2018: National Numeracy was funded by the Money Advice Service's What Works Fund to conduct research about the connection between good numeracy and financial capability. The report found that the higher an adult's level of numeracy, the better their financial capability mindset was likely to be.

Since 2012, National Numeracy has commissioned an annual YouGov survey into British public attitudes to maths to find out why people are motivated to improve their numeracy. The 2015 survey found that most people wanted to improve their numeracy to enable better understanding of their personal finances.

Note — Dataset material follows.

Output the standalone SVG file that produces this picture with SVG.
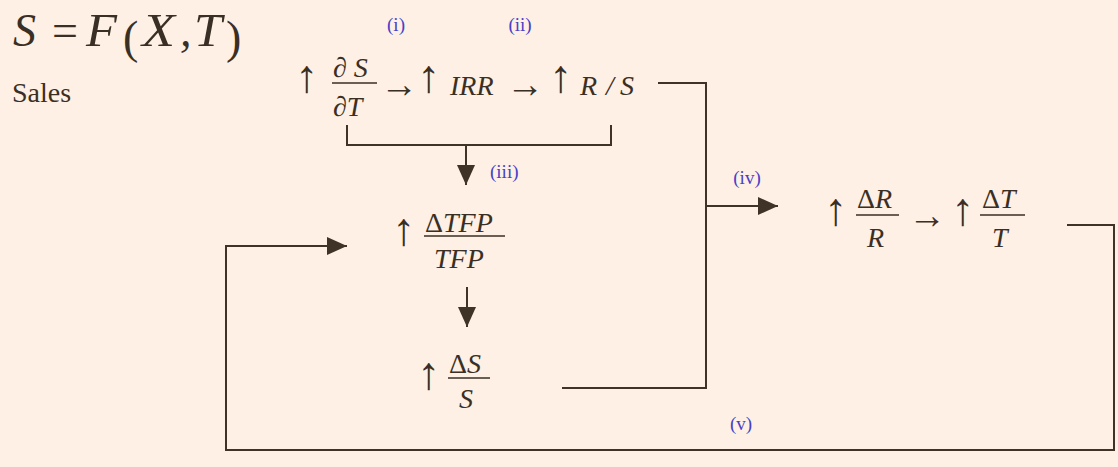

== National Numeracy’s aim & projects ==

=== Aim ===
National Numeracy cites its aim as "to enable everyone across the UK to be confident and competent in using numbers and data, to be able to make good decisions in their daily life and at work.". This is approached in three main ways:
- By raising awareness about poor numeracy levels which exist in the UK, how numeracy differs from mathematics, and promoting the recognition that everyone can improve through campaigns such as National Numeracy Day.
- By improving numeracy with the National Numeracy Challenge, a tool for users to assess and improve on their numeracy at their own pace.
- By improving communication of numbers and data by helping organisations to use a ‘Plain Numbers’ approach, so that anyone can understand their information regardless of their numeracy level.

=== Projects ===
- The National Numeracy Challenge is a free interactive web-based tool that aims to improve numeracy skills among the adult population of the UK. The assessment tool asks participants to complete a series of everyday maths questions at various levels of difficulty, then revealing the level of maths skill they currently have and a score out of 100. Participants are then given a target for improvement and access to free resources to learn in the areas they need to work on, encouraging them to come back and take the assessment again to see how they have improved. In October 2015, the Challenge website was updated to include the ability to see which questions were answered incorrectly. In 2017, a series of attitudinal resources were incorporated into the National Numeracy Challenge, to help users build their confidence with numbers and maths.
- The Numeracy Review is for employers who want to have in-depth insights into numeracy levels and attitudes to maths among their workforce. The process assesses the state of numeracy in a workplace, both in terms of maths ability and mindset among staff, using attitudinal surveys and the Challenge Online, then working with employers to address any areas that need improvement.
- Challenge Champions are numeracy advocates who are based within workplaces and other settings to support colleagues in improving their numeracy and using the Challenge Online.
- The Family Maths Toolkit is a project designed to engage parents and families with maths learning for children aged 13 and under, encouraging them to support their learning in the home with everyday maths activities provided by National Numeracy through schools. The project was piloted as the Parent Toolkit with 10 school across the UK in 2014–15 to find out how parental engagement with children's maths learning improved their attainment in school. The website was relaunched in September 2015 as the Family Maths Toolkit.
- Passport Maths is an early intervention programme for year 7 secondary school pupils who need extra support in mathematics, helping them to progress from level 3 maths to level 4 and attain better outcomes at GCSE.
- Star Dash Studios is a free smartphone game for young adults, helping them to see everyday maths in vocational settings. It is currently available for Android and Apple mobile phones.
- Train the Trainer is a workshop for organisations to give their staff the confidence to deliver numeracy training in the workplace.
- Department for Education project. In 2018, National Numeracy made a successful bid to the Department for Education Flexible Learning Fund. The charity is working with six partners including the John Lewis Partnership and Civil Service Learning to deliver basic numeracy skills via an online delivery method.